As filed with the Securities and Exchange Commission on August 5, 2024
Registration No. 333-248764
 
UNITED STATES
SECURITIES AND EXCHANGE COMMISSION
Washington, D.C. 20549

POST-EFFECTIVE AMENDMENT NO. 1
TO
FORM S-8

REGISTRATION STATEMENT UNDER THE SECURITIES ACT OF 1933

Whole Earth Brands, Inc.
(Exact name of registrant as specified in its charter)

Delaware

38-4101973
(State or other jurisdiction of incorporation or organization)

(I.R.S. Employer Identification No.)

Whole Earth Brands, Inc.
125 S. Wacker Drive
Suite 1250
Chicago, Illinois
60606
(Address of principal executive offices, including zip code)

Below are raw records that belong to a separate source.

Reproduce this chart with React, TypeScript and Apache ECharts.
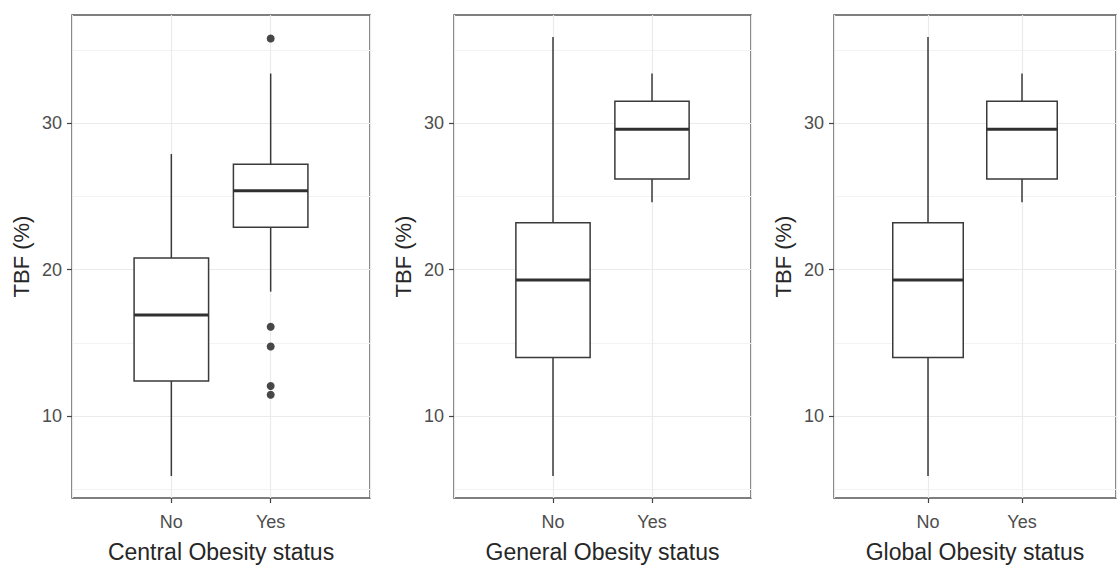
import React, { useEffect, useRef } from "react";
import * as echarts from "echarts";

// ---- data ----
const categories = ["", "No", "Yes", ""];
const yTickValues = [10, 20, 30];
const yMin = 4.4;
const yMax = 37.4;
const panelTitles = ["Central Obesity status", "General Obesity status", "Global Obesity status"];
const yTitle = "TBF (%)";

// [lower whisker, Q1, median, Q3, upper whisker]
const centralNo = [5.9, 12.4, 16.9, 20.8, 27.9];
const centralYes = [18.5, 22.9, 25.4, 27.2, 33.4];
const centralYesOutliers = [35.8, 16.1, 14.75, 12.05, 11.45];
const generalNo = [5.9, 14.0, 19.3, 23.2, 35.9];
const generalYes = [24.6, 26.2, 29.6, 31.5, 33.4];
const globalNo = [5.9, 14.0, 19.3, 23.2, 35.9];
const globalYes = [24.6, 26.2, 29.6, 31.5, 33.4];

const panelBoxes = [
  [centralNo, centralYes],
  [generalNo, generalYes],
  [globalNo, globalYes],
];
const panelOutliersYes = [centralYesOutliers, [], []];

const FONT = "'Liberation Sans', Arial, sans-serif";
const gridLayout = [
  { left: 72, top: 15, width: 298, height: 493 },
  { left: 454, top: 15, width: 297, height: 493 },
  { left: 834, top: 15, width: 300, height: 493 },
];

function renderBox(params: any, api: any) {
  const x = api.value(0);
  const lo = api.value(1);
  const q1 = api.value(2);
  const med = api.value(3);
  const q3 = api.value(4);
  const hi = api.value(5);
  const band = api.size([1, 0])[0];
  const hw = band * 0.375;
  const pLo = api.coord([x, lo]);
  const pQ1 = api.coord([x, q1]);
  const pMed = api.coord([x, med]);
  const pQ3 = api.coord([x, q3]);
  const pHi = api.coord([x, hi]);
  const cx = pMed[0];
  const stroke = "#3a3a3a";
  return {
    type: "group",
    children: [
      { type: "line", shape: { x1: cx, y1: pHi[1], x2: cx, y2: pQ3[1] }, style: { stroke, lineWidth: 1.5 } },
      { type: "line", shape: { x1: cx, y1: pQ1[1], x2: cx, y2: pLo[1] }, style: { stroke, lineWidth: 1.5 } },
      {
        type: "rect",
        shape: { x: cx - hw, y: pQ3[1], width: 2 * hw, height: pQ1[1] - pQ3[1] },
        style: { fill: "#ffffff", stroke, lineWidth: 1.5 },
      },
      {
        type: "line",
        shape: { x1: cx - hw, y1: pMed[1], x2: cx + hw, y2: pMed[1] },
        style: { stroke: "#303030", lineWidth: 3 },
      },
    ],
  };
}

export default function App() {
  const ref = useRef<HTMLDivElement>(null);
  useEffect(() => {
    if (!ref.current) return;
    const chart = echarts.init(ref.current, undefined, { renderer: "svg" });
    const idxNo = categories.indexOf("No");
    const idxYes = categories.indexOf("Yes");

    const grid = gridLayout.map((g) => ({
      ...g,
      show: true,
      borderColor: "#555555",
      borderWidth: 1.5,
      backgroundColor: "transparent",
    }));

    const xAxis = panelTitles.map((title, i) => ({
      type: "category",
      gridIndex: i,
      data: categories,
      boundaryGap: false,
      name: title,
      nameLocation: "middle",
      nameGap: 42,
      nameTextStyle: { fontSize: 23, color: "#262626", fontFamily: FONT },
      axisLine: { show: false },
      axisTick: {
        show: true,
        length: 5,
        interval: (idx: number) => idx === idxNo || idx === idxYes,
        lineStyle: { color: "#444444", width: 1.2 },
      },
      axisLabel: { fontSize: 18, color: "#4d4d4d", margin: 15, interval: 0, fontFamily: FONT },
      splitLine: { show: true, lineStyle: { color: "#ebebeb", width: 1.2 } },
    }));

    const yAxis = panelTitles.map((_, i) => ({
      type: "value",
      gridIndex: i,
      min: yMin,
      max: yMax,
      splitNumber: 3,
      name: yTitle,
      nameLocation: "middle",
      nameGap: 40,
      nameTextStyle: { fontSize: 22, color: "#262626", fontFamily: FONT },
      axisLine: { show: false },
      axisTick: { show: true, length: 5, customValues: yTickValues, lineStyle: { color: "#444444", width: 1.2 } },
      axisLabel: { customValues: yTickValues, fontSize: 18, color: "#4d4d4d", margin: 10, fontFamily: FONT },
      splitLine: { show: true, lineStyle: { color: "#ebebeb", width: 1.2 } },
      minorTick: { show: false, splitNumber: 2 },
      minorSplitLine: { show: true, lineStyle: { color: "#f3f3f3", width: 1 } },
    }));

    const series: any[] = [];
    panelBoxes.forEach((boxes, i) => {
      series.push({
        type: "custom",
        xAxisIndex: i,
        yAxisIndex: i,
        renderItem: renderBox,
        encode: { x: 0, y: [1, 2, 3, 4, 5] },
        data: [
          [idxNo, ...boxes[0]],
          [idxYes, ...boxes[1]],
        ],
        z: 3,
      });
      if (panelOutliersYes[i].length) {
        series.push({
          type: "scatter",
          xAxisIndex: i,
          yAxisIndex: i,
          symbol: "circle",
          symbolSize: 8,
          itemStyle: { color: "#1a1a1a" },
          data: panelOutliersYes[i].map((v) => [idxYes, v]),
          z: 4,
        });
      }
    });

    chart.setOption({
      animation: false,
      backgroundColor: "#ffffff",
      textStyle: { fontFamily: FONT },
      grid,
      xAxis,
      yAxis,
      series,
    });
    return () => chart.dispose();
  }, []);

  return (
    <div
      ref={ref}
      style={{ position: "absolute", left: 0, top: 0, width: 1119, height: 568, overflow: "hidden" }}
    />
  );
}
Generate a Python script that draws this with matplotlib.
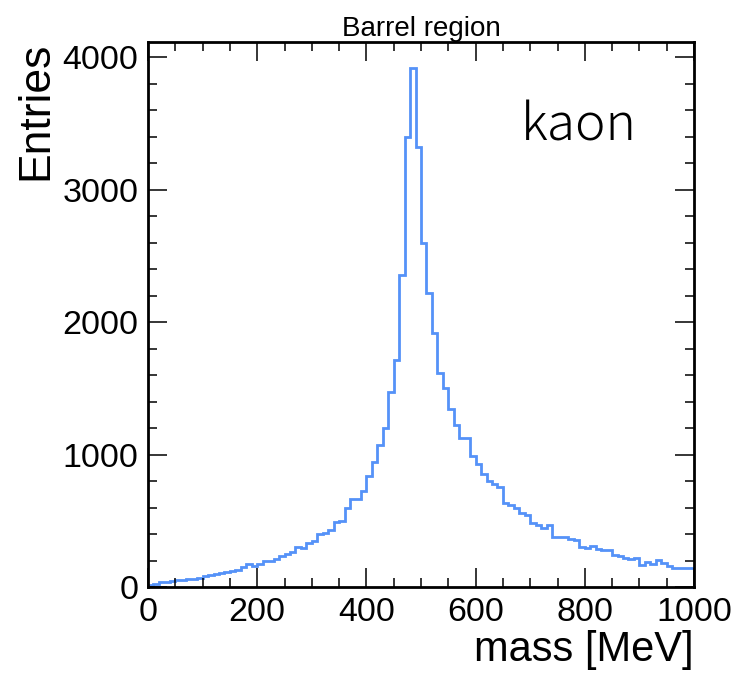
import numpy as np
import matplotlib
matplotlib.use('Agg')
import matplotlib.pyplot as plt
from matplotlib.ticker import MultipleLocator

# kaon mass histogram, 10 MeV bins from 0 to 1000 MeV
bin_edges = np.linspace(0, 1000, 101)
entries = [
    18, 22, 35, 35, 48, 52, 55, 58, 62, 68,
    80, 90, 98, 105, 112, 122, 130, 150, 174, 161,
    174, 195, 200, 211, 236, 247, 267, 304, 292, 335,
    347, 398, 410, 430, 493, 500, 594, 662, 662, 727,
    840, 946, 1072, 1198, 1474, 1713, 2360, 3400, 3920, 3320,
    2600, 2224, 1919, 1617, 1504, 1341, 1223, 1127, 1122, 991,
    931, 850, 802, 777, 757, 636, 617, 599, 556, 546,
    485, 466, 446, 466, 380, 380, 378, 362, 352, 302,
    292, 306, 287, 281, 279, 245, 232, 222, 210, 218,
    163, 190, 176, 204, 180, 162, 140, 140, 140, 140,
]
title = 'Barrel region'
particle = 'kaon'

plt.rcParams['font.family'] = ['Liberation Sans', 'DejaVu Sans']

fig = plt.figure(figsize=(7.4, 6.79), dpi=100)
ax = fig.add_axes([148/740, 92/679, 546/740, 545/679])

ax.stairs(entries, bin_edges, baseline=None, color='#5592f8', linewidth=2.0)

ax.set_xlim(0, 1000)
ax.set_ylim(0, max(entries) * 1.05)

ax.xaxis.set_major_locator(MultipleLocator(200))
ax.xaxis.set_minor_locator(MultipleLocator(50))
ax.yaxis.set_major_locator(MultipleLocator(1000))
ax.yaxis.set_minor_locator(MultipleLocator(200))
ax.tick_params(which='both', direction='in', top=True, right=True, width=1.1)
ax.tick_params(which='major', length=13.5, labelsize=24.5, pad=7)
ax.tick_params(which='minor', length=6.5)
for s in ax.spines.values():
    s.set_linewidth(2.0)

ax.set_xlabel('mass [MeV]', fontsize=30, loc='right', labelpad=2)
ax.set_ylabel('Entries', fontsize=32, loc='top', labelpad=4)
ax.set_title(title, fontsize=20, pad=4)

ax.text(0.683, 0.846, particle, transform=ax.transAxes, fontsize=37,
        family=['Noto Sans CJK JP', 'DejaVu Sans'], fontweight='light',
        va='center', ha='left')

fig.savefig('out.png', dpi=100)
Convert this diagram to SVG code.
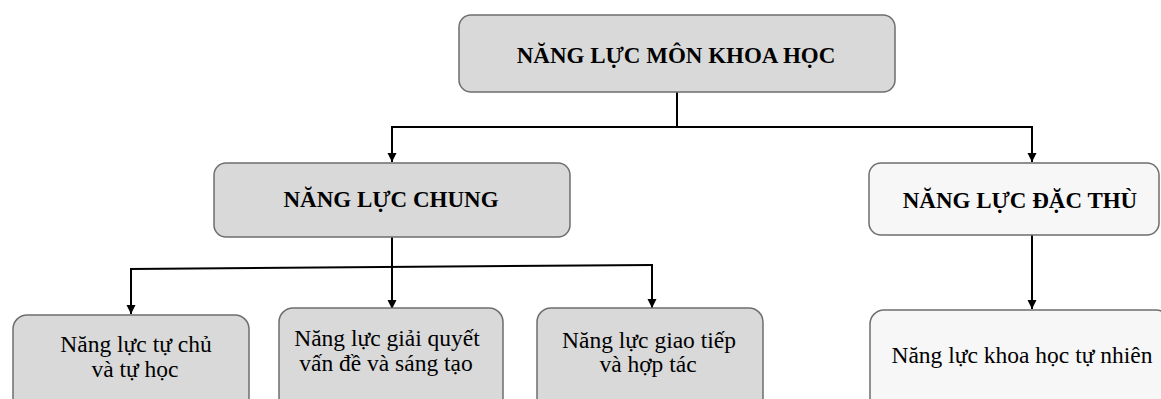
<svg xmlns="http://www.w3.org/2000/svg" width="1161" height="399" viewBox="0 0 1161 399">
<defs>
<marker id="arr" markerUnits="userSpaceOnUse" markerWidth="10" markerHeight="10" refX="9" refY="4.5" orient="auto">
<path d="M0,0 L9,4.5 L0,9 z" fill="#000"/>
</marker>
<style>
.grey{fill:#d9d9d9;stroke:#6e6e6e;stroke-width:1.5}
.light{fill:#f7f7f7;stroke:#6e6e6e;stroke-width:1.5}
.t{font-family:"Liberation Serif","Times New Roman",serif;fill:#000;text-anchor:middle}
.b{font-weight:bold;font-size:23px}
.r{font-size:23.5px}
.c{fill:none;stroke:#000;stroke-width:2}
</style>
</defs>
<rect width="1161" height="399" fill="#fff"/>
<g id="connectors">
<path class="c" d="M677,92 V127"/>
<path class="c" d="M391,127 H1033"/>
<path class="c" d="M392,127 V162" marker-end="url(#arr)"/>
<path class="c" d="M1032,127 V162" marker-end="url(#arr)"/>
<path class="c" d="M392,237 V309" marker-end="url(#arr)"/>
<path class="c" d="M130,269 L653,265"/>
<path class="c" d="M131,269 V314" marker-end="url(#arr)"/>
<path class="c" d="M652,265 V308" marker-end="url(#arr)"/>
<path class="c" d="M1032,235 V309" marker-end="url(#arr)"/>
</g>
<g id="n-khoahoc">
<rect class="grey" x="459" y="15" width="436" height="77" rx="12"/>
<text class="t b" x="676" y="63">NĂNG LỰC MÔN KHOA HỌC</text>
</g>
<g id="n-chung">
<rect class="grey" x="214" y="163" width="356" height="74" rx="12"/>
<text class="t b" x="391" y="207">NĂNG LỰC CHUNG</text>
</g>
<g id="n-dacthu">
<rect class="light" x="869" y="163" width="290" height="72" rx="12"/>
<text class="t b" x="1020" y="208">NĂNG LỰC ĐẶC THÙ</text>
</g>
<g id="n-tuchu">
<rect class="grey" x="13" y="315" width="236" height="100" rx="14"/>
<text class="t r" x="136" y="352">Năng lực tự chủ</text>
<text class="t r" x="135" y="377">và tự học</text>
</g>
<g id="n-giaiquyet">
<rect class="grey" x="279" y="308" width="224" height="105" rx="14"/>
<text class="t r" x="387" y="346">Năng lực giải quyết</text>
<text class="t r" x="386" y="371">vấn đề và sáng tạo</text>
</g>
<g id="n-giaotiep">
<rect class="grey" x="537" y="308" width="226" height="105" rx="14"/>
<text class="t r" x="649" y="348">Năng lực giao tiếp</text>
<text class="t r" x="648" y="372">và hợp tác</text>
</g>
<g id="n-tunhien">
<rect class="light" x="870" y="310" width="300" height="105" rx="14"/>
<text class="t r" x="1022" y="363">Năng lực khoa học tự nhiên</text>
</g>
</svg>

Whole Earth Brands, Inc. 2020 Long-Term Incentive Plan
(Full title of the plan)

Ira W. Schlussel
Vice-President and Chief Legal Officer
125 S. Wacker Drive
Suite 1250
Chicago, IL 60606
(Name and address of agent for service)

(312) 840-6000
(Telephone number, including area code, of agent for service)

Copies to:
Christopher P. Giordano
Jon Venick
Stephen P. Alicanti
DLA Piper LLP (US)
1251 Avenue of the Americas
New York, NY 10020
(212) 335-4500

Indicate by check mark whether the registrant is a large accelerated filer, an accelerated filer, a non-accelerated filer, a smaller reporting company, or an emerging growth company. See the definitions of “large accelerated filer,” “accelerated filer,” “smaller reporting company,” and “emerging growth company” in Rule 12b-2 of the Exchange Act:

 
Large accelerated filer ☐
Non-accelerated filer ☐
Accelerated filer ☒
Smaller reporting company ☒
Emerging growth company ☒
If an emerging growth company, indicate by check mark if the registrant has elected not to use the extended transition period for complying with any new or revised financial accounting standards provided pursuant to Section 7(a)(2)(B) of the Securities Act. ☐



DEREGISTRATION OF SECURITIES

This Post-Effective Amendment No. 1 (the “Post-Effective Amendment”) relates to the following Registration Statement on Form S-8 (the “Registration Statement”) filed by Whole Earth Brands, Inc. (the “Registrant”) with the Securities and Exchange Commission (the “SEC”):
 

Registration Statement No. 333-248764, filed with the SEC on September 11, 2020, pertaining to the registration of 9,300,000 shares of common stock, par value $0.0001 per share, of the Registrant approved for issuance under the Whole Earth Brands, Inc. 2020 Long-Term Incentive Plan (the “2020 Plan”).
 
The Registrant is filing this Post-Effective Amendment to withdraw and remove from registration the unissued securities issuable by the Registrant pursuant to the Registration Statement.
 
On August 5, 2024, pursuant to the terms of the Agreement of Merger, dated as of February 12, 2024, by and among the Registrant, Ozark Holdings, LLC (“Parent”) and Sweet Oak Merger Sub, LLC, a wholly owned subsidiary of Parent (“Merger Sub”), Merger Sub merged with and into the Registrant, with the Registrant surviving as a wholly owned subsidiary of Parent (the “Merger”).
 
As a result of the Merger, the offering of the Registrant’s securities pursuant to the Registration Statement has been terminated. In accordance with an undertaking made by the Registrant in the Registration Statement to remove from registration, by means of a post-effective amendment, any of the securities registered under the Registration Statement that remain unsold at the termination of the offering, the Registrant hereby removes from registration the securities registered but unsold under the Registration Statement.


SIGNATURES
 
Pursuant to the requirements of the Securities Act of 1933, as amended, the Registrant certifies that it has reasonable grounds to believe that it meets all of the requirements for filing on Form S-8 and has duly caused this Post-Effective Amendment to the Registration Statement on Form S-8 to be signed on its behalf by the undersigned, thereunto duly authorized, in Chicago, Illinois, on August 5, 2024.

 
WHOLE EARTH BRANDS, INC.
     
 
By:
/s/ Bernardo Fiaux
 
   
Name: Bernardo Fiaux
   
Title: Chief Financial Officer

Pursuant to Rule 478 under the Securities Act of 1933, as amended, no other person is required to sign this Post-Effective Amendment.